CHAPTER 12
How the soul of Brother The: [sic] was released by prayers in honor of the Five Wounds.
WHEN Brother The: [sic], the lay brother, died, who had labored faithfully for the monastery for many years, St. Gertrude began to pray for him as soon as she heard of his decease. As she was thus occupied, she beheld him in spirit, and his soul appeared black and deformed, as if suffering intense anguish from some remorse of conscience. As she was exceedingly moved to compassion, she commenced reciting five Pater nosters, in honor of Our Lord’s Five Wounds, which she embraced very tenderly. At the fifth Pater noster, as she approached the Wound of Our Lord’s Side, Our Lord emitted blood and water from it, in the form of a vapor; and she perceived that the soul was exceedingly refreshed thereby interiorly, but that he suffered as if from exterior wounds, which caused him intense pain. By the virtue of this blood and water the soul was then transported into a garden of herbs, each of which signified some good work which he had performed when in the world; and on these Our Lord conferred such virtue, in answer to the prayers of the community, that each of these plants became medicinal, and healed his wounds when applied to them; and she understood that if the community persevered earnestly in their prayers, he would soon be entirely cured. She knew also that there were some herbs, which represented his imperfect actions; and when he touched them, his sufferings were fearfully increased.

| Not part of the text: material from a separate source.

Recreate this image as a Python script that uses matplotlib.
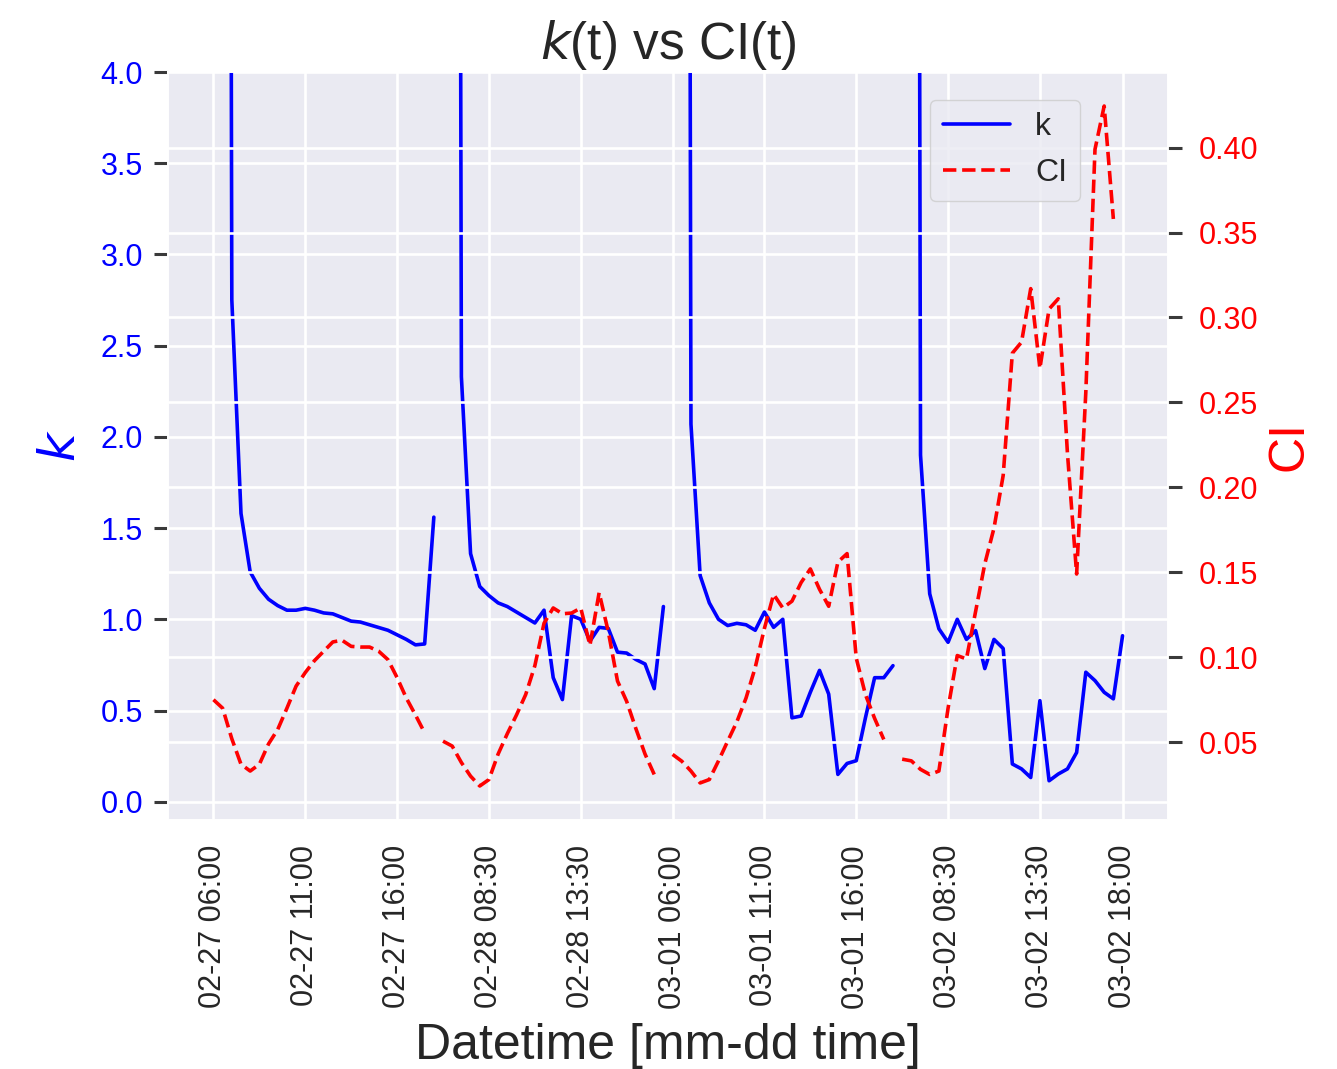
import numpy as np
import matplotlib
matplotlib.use("Agg")
import matplotlib.pyplot as plt
import seaborn as sns

sns.set_theme(style="darkgrid", rc={"grid.linewidth": 1.9})
plt.rcParams['font.family'] = ['Liberation Sans', 'DejaVu Sans']

nan = np.nan
days = ["02-27", "02-28", "03-01", "03-02"]
times = ["06:00", "06:30", "07:00", "07:30", "08:00", "08:30", "09:00", "09:30",
         "10:00", "10:30", "11:00", "11:30", "12:00", "12:30", "13:00", "13:30",
         "14:00", "14:30", "15:00", "15:30", "16:00", "16:30", "17:00", "17:30", "18:00"]
labels = [f"{d} {t}" for d in days for t in times]

k_day1 = [nan, 25, 2.75, 1.58, 1.26, 1.17, 1.11, 1.075, 1.05, 1.05, 1.06, 1.05, 1.035,
          1.03, 1.01, 0.99, 0.985, 0.97, 0.955, 0.94, 0.915, 0.89, 0.86, 0.865, 1.56]
k_day2 = [nan, 25, 2.33, 1.36, 1.18, 1.13, 1.09, 1.07, 1.04, 1.01, 0.98, 1.05, 0.68,
          0.56, 1.02, 1.00, 0.88, 0.956, 0.95, 0.82, 0.815, 0.78, 0.755, 0.62, 1.07]
k_day3 = [nan, 25, 2.07, 1.24, 1.09, 1.00, 0.966, 0.978, 0.97, 0.94, 1.04, 0.956, 1.0,
          0.46, 0.47, 0.60, 0.72, 0.59, 0.15, 0.21, 0.225, 0.46, 0.68, 0.68, 0.746]
k_day4 = [nan, 25, 1.9, 1.14, 0.948, 0.874, 1.0, 0.89, 0.938, 0.73, 0.89, 0.84, 0.207,
          0.18, 0.133, 0.554, 0.115, 0.152, 0.18, 0.27, 0.71, 0.664, 0.60, 0.564, 0.91]

ci_day1 = [0.075, 0.070, 0.052, 0.037, 0.033, 0.037, 0.049, 0.0575, 0.070, 0.083, 0.091,
           0.098, 0.1035, 0.109, 0.110, 0.1064, 0.106, 0.106, 0.1035, 0.0986, 0.088,
           0.076, 0.066, 0.0555, nan]
ci_day2 = [0.0506, 0.0477, 0.038, 0.030, 0.0242, 0.028, 0.043, 0.055, 0.066, 0.078, 0.095,
           0.120, 0.129, 0.1256, 0.126, 0.129, 0.107, 0.138, 0.115, 0.086, 0.074, 0.058,
           0.043, 0.031, nan]
ci_day3 = [0.0428, 0.0388, 0.033, 0.026, 0.028, 0.039, 0.0506, 0.062, 0.076, 0.094, 0.117,
           0.137, 0.129, 0.133, 0.144, 0.152, 0.140, 0.130, 0.156, 0.161, 0.0995, 0.078,
           0.064, 0.0516, nan]
ci_day4 = [0.040, 0.039, 0.034, 0.031, 0.033, 0.070, 0.101, 0.099, 0.127, 0.155, 0.176,
           0.207, 0.279, 0.2855, 0.317, 0.270, 0.305, 0.311, 0.220, 0.149, 0.256, 0.399,
           0.4245, 0.358, nan]

k_vals = np.array(k_day1 + k_day2 + k_day3 + k_day4)
ci_vals = np.array(ci_day1 + ci_day2 + ci_day3 + ci_day4)
x = np.arange(len(labels))
tick_idx = list(range(0, len(labels), 10)) + [len(labels) - 1]

fig = plt.figure(figsize=(13.37, 10.69), dpi=100)
ax1 = fig.add_axes([168 / 1337, 1 - 820 / 1069, 1000 / 1337, 748 / 1069])
l1, = ax1.plot(x, k_vals, color='blue', lw=2.6, label='k')
ax1.set_ylim(-0.1, 4.0)
ax2 = ax1.twinx()
l2, = ax2.plot(x, ci_vals, color='red', ls='--', lw=2.6, label='CI')

ax1.set_xticks(tick_idx)
ax1.set_xticklabels([labels[i] for i in tick_idx], rotation=90, fontsize=22)
ax1.tick_params(axis='x', pad=12)
ax1.tick_params(axis='y', labelcolor='blue', labelsize=22, left=True, length=10,
                width=2.2, color='#3a3a3a', pad=8)
ax2.tick_params(axis='y', labelcolor='red', labelsize=22, right=True, length=10,
                width=2.2, color='#3a3a3a', pad=12)
ax1.set_ylabel('$k$', color='blue', fontsize=36, labelpad=11)
ax2.set_ylabel('CI', color='red', fontsize=36, labelpad=6)
ax1.set_xlabel('Datetime [mm-dd time]', fontsize=36, labelpad=10)
ax1.set_title('$k$(t) vs CI(t)', fontsize=37, pad=8)
ax2.legend([l1, l2], ['k', 'CI'], loc='upper right', bbox_to_anchor=(0.912, 0.963),
           borderaxespad=0, fontsize=23, handlelength=2.1)

fig.savefig('out.png', dpi=100)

After his interment, as they chanted the Media vita as usual, at the words, Sancte Deus, sancte fortis, sancte et immortalis,27 when the religious prostrated28 on the ground, the soul elevated itself toward Heaven with exceeding gratitude, appearing to prostrate with the community, thanking God for having had the privilege of living in so holy a convent, where his labors had been specially blessed and accepted on account of the merits of those whom he served. He declared also, wherever he had lived before he entered that house, he had been obliged to earn his bread by the labor of his hands, but that he had never gained thereby from all his exertions as much advantage as he had obtained in the monastery for his soul.